Dabei kann man der Mannschaft gar nicht vorwerfen, dass sie es nicht versucht hätte. Alleine im letzten Vorrundenspiel gab die DFB-Elf 28 Torschüsse ab – so viele wie keine andere Mannschaft in einem Spiel bei der WM. Zuletzt hat vor 20 Jahren ein Team bei einer WM mit so vielen Abschlüssen das Spiel noch verloren (Japan unterlag Jamaika mit 1:2).
Doch es fehlte nicht nur die Effektivität, auch die nominellen Stürmer blieben weit hinter ihren Möglichkeiten.
Kroos schießt häufiger auf's Tor als Werner, Gomez und Müller zusammen
Ein paar Belege dafür: Mittelfeldspieler Toni Kroos gab die meisten Torschüsse im kompletten Turnier ab (15) und damit mehr als Timo Werner (7), Mario Gomez (4) und Thomas Müller (3) zusammen. Dass Deutschland in keinem Gruppenspiel zur Pause führte, gab es zuletzt bei der WM 1986 (Quelle: Opta). Dass Deutschland gänzlich ohne Stürmer-Tor in der Vorrunde blieb, gab es indes noch bei keiner Weltmeisterschaft.
Doch nicht nur die Offensive, auch die Defensive war alles andere als sattelfest. Schon nach dem Mexiko-Spiel bemängelte Hummels: "Wenn sieben oder acht Mann offensiv spielen, ist die defensive Stabilität hinfällig. Das spreche ich oft intern an, das fruchtet aber offenbar nicht. Jerome und ich stehen oft alleine hinten."
Fünf Gegentore bekam die deutsche Nationalmannschaft in der Vorrunde – das gab es zuletzt bei der WM 1958. Überraschend ist diese Entwicklung dabei nicht.

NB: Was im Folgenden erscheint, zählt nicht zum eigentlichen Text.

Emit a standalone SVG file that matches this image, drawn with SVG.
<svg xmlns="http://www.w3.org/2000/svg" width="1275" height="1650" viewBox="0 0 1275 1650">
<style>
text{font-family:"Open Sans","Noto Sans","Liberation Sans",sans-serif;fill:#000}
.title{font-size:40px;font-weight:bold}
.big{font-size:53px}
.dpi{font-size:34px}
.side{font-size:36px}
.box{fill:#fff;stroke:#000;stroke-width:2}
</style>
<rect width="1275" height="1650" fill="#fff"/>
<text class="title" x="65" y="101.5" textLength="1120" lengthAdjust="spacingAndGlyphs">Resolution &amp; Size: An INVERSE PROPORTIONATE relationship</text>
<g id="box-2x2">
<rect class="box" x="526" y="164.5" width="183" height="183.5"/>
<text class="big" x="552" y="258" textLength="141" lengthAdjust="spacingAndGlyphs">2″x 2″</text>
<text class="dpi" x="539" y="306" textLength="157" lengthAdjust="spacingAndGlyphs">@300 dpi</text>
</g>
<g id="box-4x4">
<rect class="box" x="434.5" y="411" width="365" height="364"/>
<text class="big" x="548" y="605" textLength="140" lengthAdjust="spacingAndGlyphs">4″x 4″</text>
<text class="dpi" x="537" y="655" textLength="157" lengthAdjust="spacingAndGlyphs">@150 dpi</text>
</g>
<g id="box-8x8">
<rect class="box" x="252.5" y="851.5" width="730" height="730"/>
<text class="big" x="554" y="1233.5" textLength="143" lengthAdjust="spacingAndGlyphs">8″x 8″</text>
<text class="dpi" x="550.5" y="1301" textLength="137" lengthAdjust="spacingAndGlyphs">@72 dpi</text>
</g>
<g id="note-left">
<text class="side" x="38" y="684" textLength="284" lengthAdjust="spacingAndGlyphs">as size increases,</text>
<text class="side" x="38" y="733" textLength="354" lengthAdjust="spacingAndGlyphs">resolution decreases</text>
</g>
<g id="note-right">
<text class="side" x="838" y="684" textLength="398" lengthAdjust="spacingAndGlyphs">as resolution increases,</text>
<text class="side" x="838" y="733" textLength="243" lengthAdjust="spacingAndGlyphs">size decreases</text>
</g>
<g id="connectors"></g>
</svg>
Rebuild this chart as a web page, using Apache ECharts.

Probleme haben sich angebahnt
Seit dem "letzten überzeugenden Spiel im Herbst 2017" – wahlweise einem 6:0 gegen Norwegen beziehungsweise einem 5:1 gegen Aserbaidschan – gab es in neun Spielen vier Niederlagen, drei Unentschieden und lediglich zwei Siege (keiner mit mehr als einem Tor Unterschied). Seit dem 0:0 gegen England (November 2017) gab es sogar kein Länderspiel mehr ohne Gegentor.
Da kann auch die überragende WM-Qualifikation (10 Spiele, 10 Siege, 43:4-Tore) nicht über die Probleme hinwegtäuschen.
Doch das alles kommt jetzt auch zu spät. Das Unvorstellbare ist ja bereits eingetreten.